Halvorsen ‘broke a lot of stuff’ so DoD could respond to threats with agility

Terry Halvorsen left DoD at the end of February after spending the last two-plus years as its chief information officer.

Terry Halvorsen likes to say he spent the last two years as the Defense Department’s chief information officer breaking things.

Halvorsen, who left DoD at the end of February, didn’t just break things, but pushed the military to take advantage of leading edge technology today and in the future.

Halvorsen, who held a media roundtable on Feb. 16 before he left government, said DoD is making good progress on several signature initiatives, but the Pentagon still faces a big cybersecurity hurdle to overcome.

CIO
Terry Halvorsen left in February after spending two-plus years as the, CIO of the Department of Defense.

He said DoD needs to get to a risk-assessment mode for cybersecurity and move off of set processes.

“We are going to continue to push that and we are getting great cooperation from industry in how do we push that. That has to happen,” Halvorsen said during the media roundtable, excerpts of which played on Ask the CIO. “Some of the things in security have to be moved faster. We’ve got to be willing to put some things online without the traditional testing because, frankly, the risk of waiting out-weighs any of the gains you would get from some of the long-term testing plans.”

Halvorsen said there is a reason why industry already is following this model. He said it’s not just profit, but they can’t keep up with the cyber threat if they aren’t being agile.

Part of that agility Halvorsen is talking about is more use of the cloud, or as he likes to call it distributed computing.

The Defense Information Systems Agency is running the MilCloud 2.0 procurement to give military services and agencies access to commercial cloud services. DISA also recently released the draft solicitation for the Defense Enterprise Office Solutions (DEOS).

DoD says it’s a suite of collaboration and productivity software for the end user that will enable the department to move toward a distributed computing model.

Halvorsen said the draft request proposals represents one of the first times that all of the military services agreed with the statement of work.

“One of the things that we did very disciplined this time was say, ‘OK services, what can you agree that needs to be enterprise?’” Halvorsen said. “We had high level leadership playing in that to say, ‘OK, yes, I didn’t get this one thing I wanted, but I also didn’t have to accept something I didn’t want.’ This is the agreed upon set of basic services.”

Responses to the draft request for proposals are due April 1. Halvorsen said he expects industry to come back with comments that will further DoD’s planning.

“We will try to play this so we will take the best of industry,” he said. “Some people have said, ‘you are giving industry a vote in your requirements.’ No, I’m giving them a vote in how I roll out my requirements and how effectively I can procure, not acquire, procure those in a way that makes mission and financial sense. That is a huge culture change for both industry and us. That will take a lot of time to make it work, but I think we are all headed in the right direction.”

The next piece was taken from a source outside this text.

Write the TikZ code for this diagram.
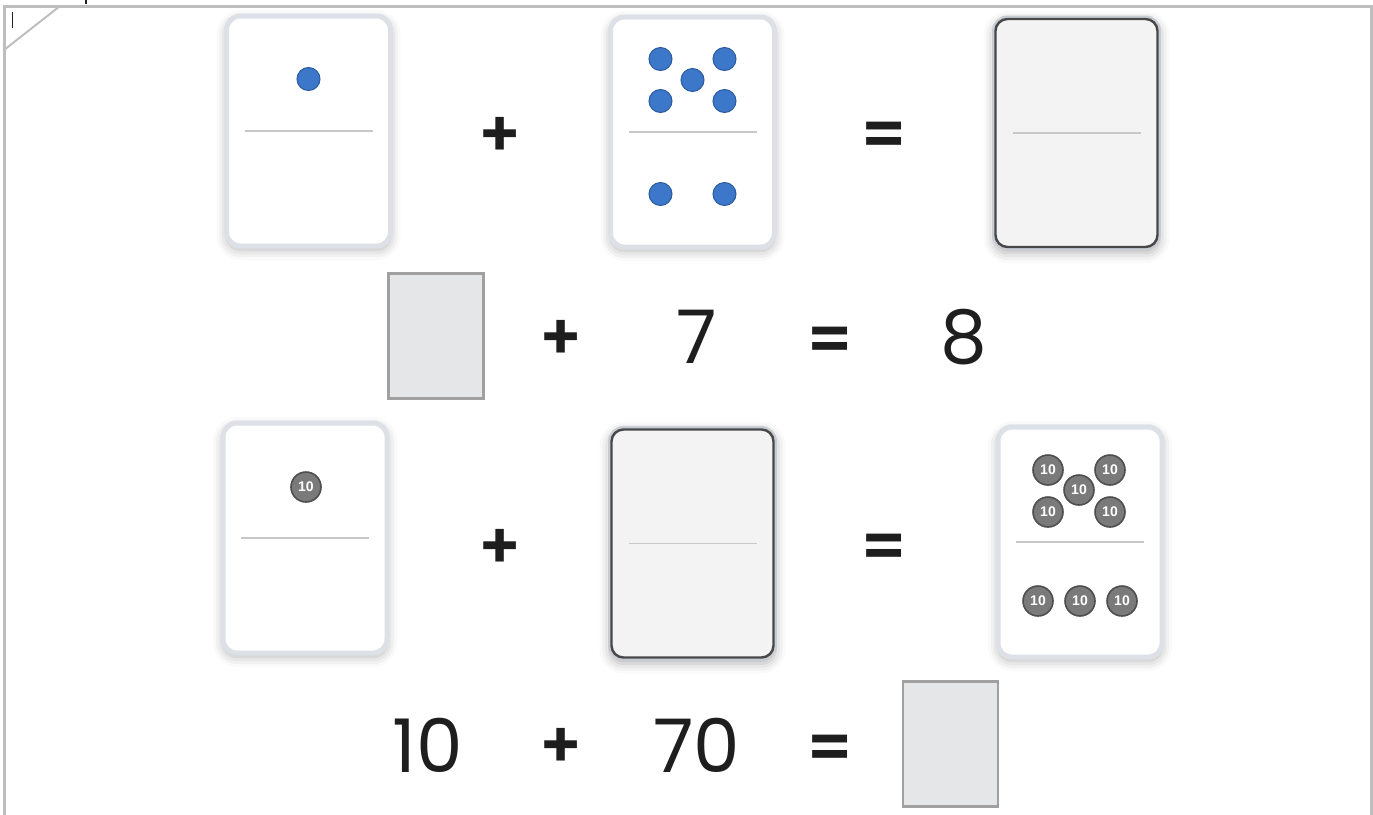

Several of the initiatives started under Halvorsen are cloud dependent or make cloud possible.

One of those is the DoD’s migration to Windows 10. He said the migration to Windows 10 is the foundation that will let DoD move to the cloud.

Halvorsen said getting to a mostly homogeneous operating system will let DoD move with the agility it needs.

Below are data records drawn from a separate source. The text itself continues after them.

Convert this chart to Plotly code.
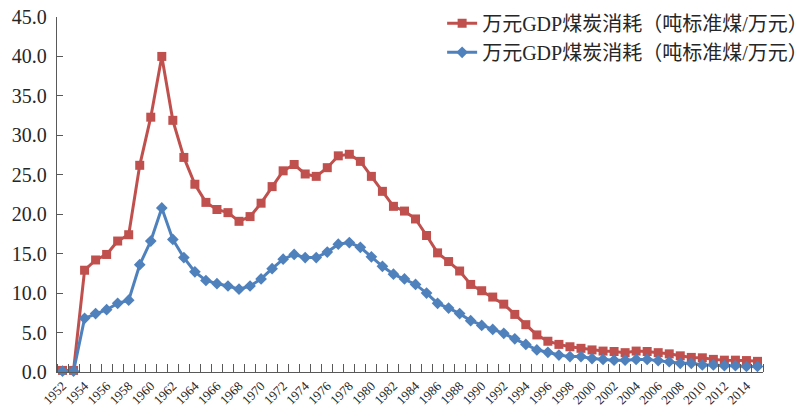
import plotly.graph_objects as go

years = list(range(1952, 2016))

series_name = "万元GDP煤炭消耗（吨标准煤/万元）"

red_values = [
    0.2, 0.2, 12.9, 14.2, 14.9, 16.6, 17.4, 26.2, 32.3, 40.0,
    31.9, 27.2, 23.8, 21.5, 20.6, 20.2, 19.1, 19.7, 21.4, 23.5,
    25.5, 26.3, 25.1, 24.8, 25.9, 27.4, 27.6, 26.7, 24.8, 22.9,
    21.0, 20.4, 19.4, 17.3, 15.1, 14.0, 12.8, 11.1, 10.3, 9.5,
    8.6, 7.3, 6.0, 4.7, 3.9, 3.5, 3.2, 3.0, 2.8, 2.65,
    2.6, 2.45, 2.65, 2.6, 2.45, 2.3, 2.05, 1.85, 1.8, 1.6,
    1.5, 1.5, 1.45, 1.35,
]

blue_values = [
    0.1, 0.1, 6.8, 7.4, 7.9, 8.7, 9.1, 13.6, 16.6, 20.8,
    16.8, 14.5, 12.7, 11.6, 11.2, 10.9, 10.5, 10.9, 11.8, 13.1,
    14.3, 14.9, 14.5, 14.5, 15.2, 16.2, 16.4, 15.8, 14.6, 13.4,
    12.4, 11.8, 11.1, 10.0, 8.7, 8.1, 7.4, 6.5, 5.9, 5.4,
    4.9, 4.2, 3.5, 2.8, 2.5, 2.15, 1.95, 1.95, 1.7, 1.6,
    1.5, 1.5, 1.6, 1.6, 1.45, 1.3, 1.1, 1.1, 0.9, 0.9,
    0.8, 0.8, 0.7, 0.7,
]

tick_years = list(range(1952, 2016, 2))
tick_labels = [str(y) for y in tick_years]
y_ticks = [0, 5, 10, 15, 20, 25, 30, 35, 40, 45]
y_labels = ["%.1f" % v for v in y_ticks]

RED = "#C0504D"
BLUE = "#4F81BD"
AXIS = "#595959"
TEXT = "#262626"
FONT = "Liberation Serif, 'Noto Sans CJK SC', serif"

fig = go.Figure()
fig.add_trace(go.Scatter(
    x=years, y=red_values, name=series_name, mode="lines+markers",
    line=dict(color=RED, width=3),
    marker=dict(symbol="square", size=9, color=RED),
    cliponaxis=False,
))
fig.add_trace(go.Scatter(
    x=years, y=blue_values, name=series_name, mode="lines+markers",
    line=dict(color=BLUE, width=3),
    marker=dict(symbol="diamond", size=9, color=BLUE),
    cliponaxis=False,
))

fig.update_layout(
    width=807, height=406,
    margin=dict(l=57, r=44, t=17, b=34, pad=0, autoexpand=False),
    paper_bgcolor="white", plot_bgcolor="white",
    font=dict(family=FONT, color=TEXT),
    showlegend=True,
    legend=dict(
        x=1.071, xanchor="right", y=1.037, yanchor="top",
        font=dict(family=FONT, size=20, color=TEXT),
        bgcolor="rgba(0,0,0,0)", tracegroupgap=0,
        itemwidth=30,
    ),
    xaxis=dict(
        range=[1951.5, 2015.5], automargin=False,
        tickmode="array", tickvals=tick_years, ticktext=tick_labels,
        tickangle=-45, ticks="", showgrid=False, zeroline=False,
        showline=True, linecolor=AXIS, linewidth=1.3,
        tickfont=dict(family=FONT, size=13, color=TEXT),
        minor=dict(tick0=1951.5, dtick=1, ticks="inside", ticklen=8,
                   tickcolor=AXIS, tickwidth=1.2, showgrid=False),
    ),
    yaxis=dict(
        range=[0, 45], automargin=False,
        tickmode="array", tickvals=y_ticks, ticktext=y_labels,
        ticks="inside", ticklen=6, tickcolor=AXIS, tickwidth=1.2,
        showgrid=False, zeroline=False,
        showline=True, linecolor=AXIS, linewidth=1.3,
        ticklabelstandoff=5,
        tickfont=dict(family=FONT, size=20, color=TEXT),
    ),
)

fig.write_html(
    "out.html",
    config={"displayModeBar": False},
    post_script="document.body.style.margin='0px';document.body.style.overflow='hidden';",
)
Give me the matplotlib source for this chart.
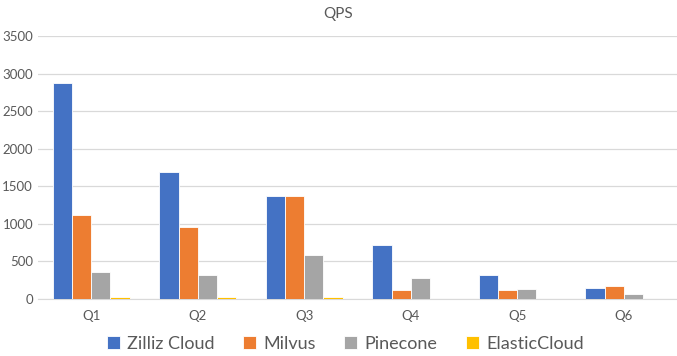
import matplotlib.pyplot as plt
import numpy as np

queries = ["Q1", "Q2", "Q3", "Q4", "Q5", "Q6"]
zilliz_cloud = [2870, 1690, 1365, 720, 315, 145]
milvus = [1120, 960, 1375, 125, 125, 180]
pinecone = [360, 320, 590, 280, 135, 70]
elastic_cloud = [22, 22, 30, 0, 0, 0]

series_names = ["Zilliz Cloud", "Milvus", "Pinecone", "ElasticCloud"]
colors = ["#4472C4", "#ED7D31", "#A5A5A5", "#FFC000"]
text_color = "#595959"

plt.rcParams["font.family"] = ["Lato", "DejaVu Sans"]

fig = plt.figure(figsize=(6.77, 3.56), dpi=100)
ax = fig.add_axes([0.056, 0.16, 0.944, 0.739])

x = np.arange(len(queries))
width = 0.18
all_series = [zilliz_cloud, milvus, pinecone, elastic_cloud]
for i, (vals, name, color) in enumerate(zip(all_series, series_names, colors)):
    offset = (i - 1.5) * width
    ax.bar(x + offset, vals, width, color=color, edgecolor="white",
           linewidth=0.6, label=name, zorder=3)

ax.set_xlim(-0.5, len(queries) - 0.5)
ax.set_ylim(0, 3500)
ax.set_yticks(np.arange(0, 3501, 500))
ax.set_xticks(x)
ax.set_xticklabels(queries)
ax.grid(axis="y", color="#D9D9D9", linewidth=0.9, zorder=0)
ax.tick_params(axis="both", length=0, labelsize=9.5, colors=text_color)
ax.tick_params(axis="x", pad=8)
for side in ["top", "right", "left"]:
    ax.spines[side].set_visible(False)
ax.spines["bottom"].set_color("#D9D9D9")

fig.text(0.5, 0.96, "QPS", ha="center", va="center", fontsize=11,
         color=text_color)

fig.legend(loc="center", bbox_to_anchor=(0.51, 0.035), ncol=4, frameon=False,
           fontsize=13, handlelength=0.7, handleheight=0.7, handletextpad=0.4,
           columnspacing=1.6, labelcolor=text_color)

fig.savefig("out.png", dpi=100)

“One of the reasons that industry can generally do things faster is they are generally more homogeneous than we are. That is a big win,” he said. “It lets us do more complete and automated patching. It lets us take advantage of a whole lot more commercial apps because I think the other thing Windows 10 and the cloud will empower us to do absolutely move further into the commercial space.”

The automated patching and better cybersecurity also will come from the DoD’s investment in artificial intelligence.

Halvorsen said all of the services, large Defense agencies and international partners are reviewing how AI could change the cybersecurity landscape.

“Given the volume and where I see the threat moving, it will be impossible for humans, by themselves, to keep pace. We can, and are very close to being able, to put more autonomy into the security tools, and we will get to the point, I think in the next 18 months, where AI is becoming a key factor in augmenting the human analyst in making those decisions about what you do, when do you quarantine, what parts of your network do you change structure on?” he said. “I also think that will let us get predictive, not 100 percent. But are we going to be better about predicting trends and threats so that we are ahead of the game? Yes. Are we ever going to get where everything is completely invulnerable? No. But what the AI also will be able to do is once you have an attack, AI can take the configuration of the network and change that configuration, if it’s done right, so you get the effect of water-tight doors. It will take the damaged area of the network, isolate it fast, but keep the network as a whole producing and working and doing the mission it has to do.”

Halvorsen said one of the biggest challenges holding DoD back from the benefits of agility is the data center consolidation effort. He said DoD has a new strategy, released in July, and is getting good feedback on it from the Hill.

“How do we partner with industry so when we consolidate these data centers, the full impact of what you might see if you immediately close the data center—there are lots of impacts to the workforce and to the surrounding communities—so how do we reach the savings we want while minimizing some of the impacts,” he said.

DoD will brief lawmakers on its data center consolidation plan in the coming month or two.